The lawsuit, filed in U.S. District Court in Baltimore on behalf of the Environmental Protection Agency, alleged that the refinery at 1100 Key Highway ran its five boilers in a way that exceeded its air pollution permit limits.
Nitrogen oxides from vehicle exhaust, power plants and industries blend with other pollutants to form ozone, or smog, in the Baltimore area's air. Ozone reaches unhealthful levels in the region's air multiple times every spring and summer, and Maryland is under orders from the EPA to reduce those ozone levels.
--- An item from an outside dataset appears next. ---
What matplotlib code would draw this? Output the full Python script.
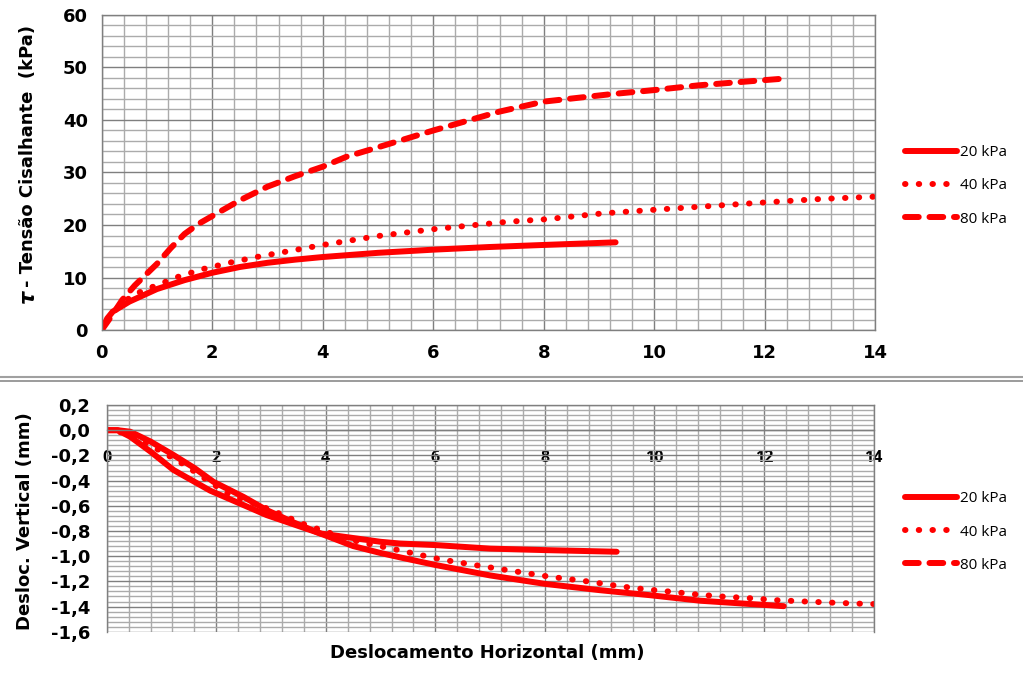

Nitrogen oxides also add to the Chesapeake Bay's nutrient pollution woes when they fall out of the air.
The EPA issued the company a notice of violation in 2009 over its refinery operations, according to the suit, which was filed the day before the consent decree.
A statement issued by the New York-based company said it believed its refinery operations were in compliance but agreed to settle "to avoid costly litigation."
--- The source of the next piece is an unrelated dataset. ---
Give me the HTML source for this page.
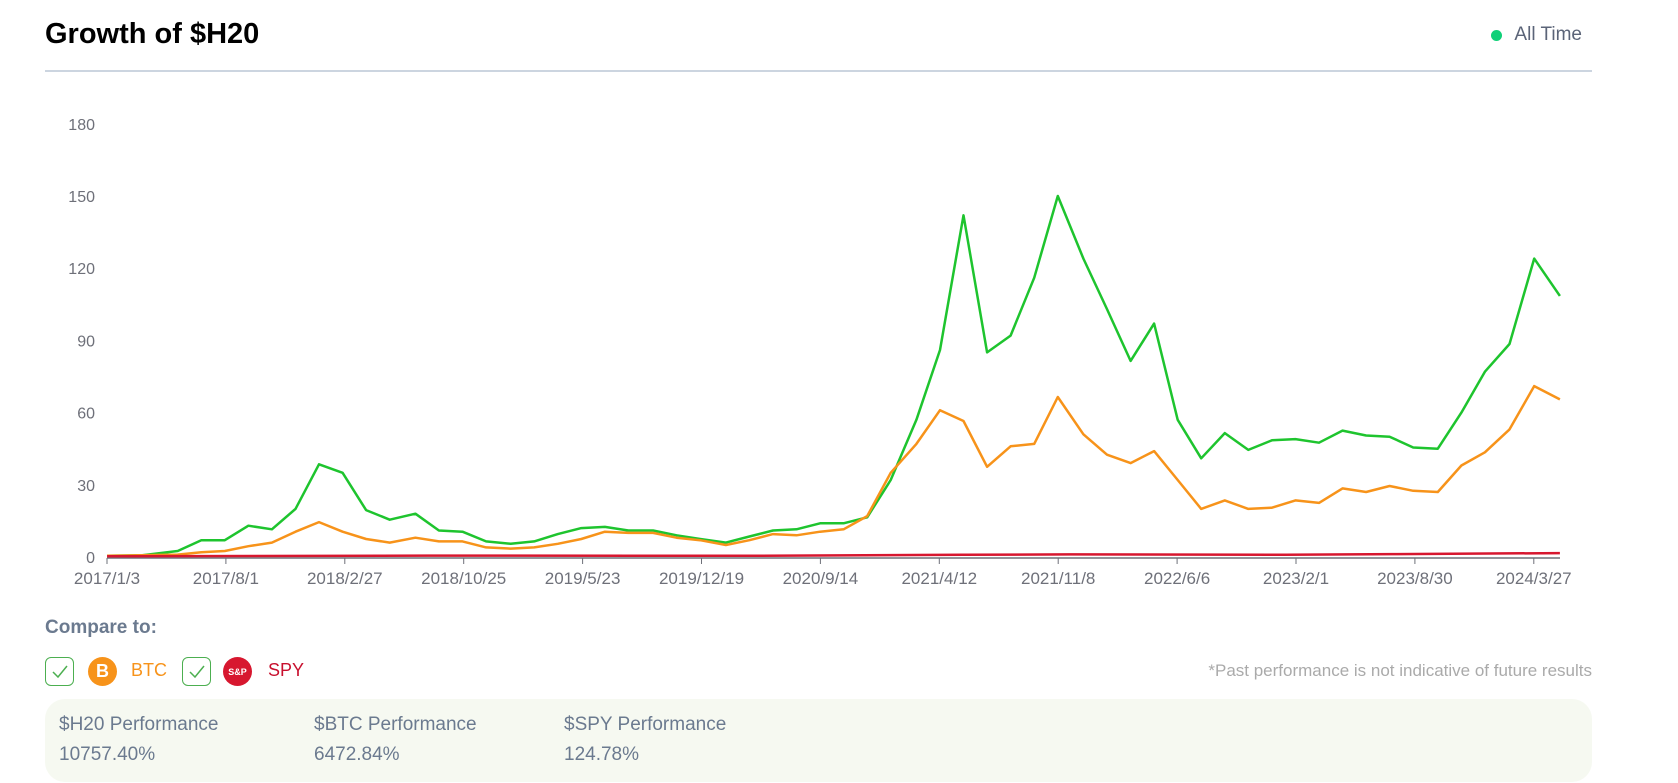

"Our refinery has been a steady part of Baltimore's economy for 90 years," said Stuart J. FitzGibbon, the refinery manager, in a statement. "All of our employees here take our environmental responsibilities extremely seriously. The company's willingness to install additional control technology above and beyond what we believe is currently required demonstrates American Sugar's commitment to maintaining and improving air quality in the Baltimore area."
A Justice Department spokesman declined to comment beyond what was contained in the legal documents.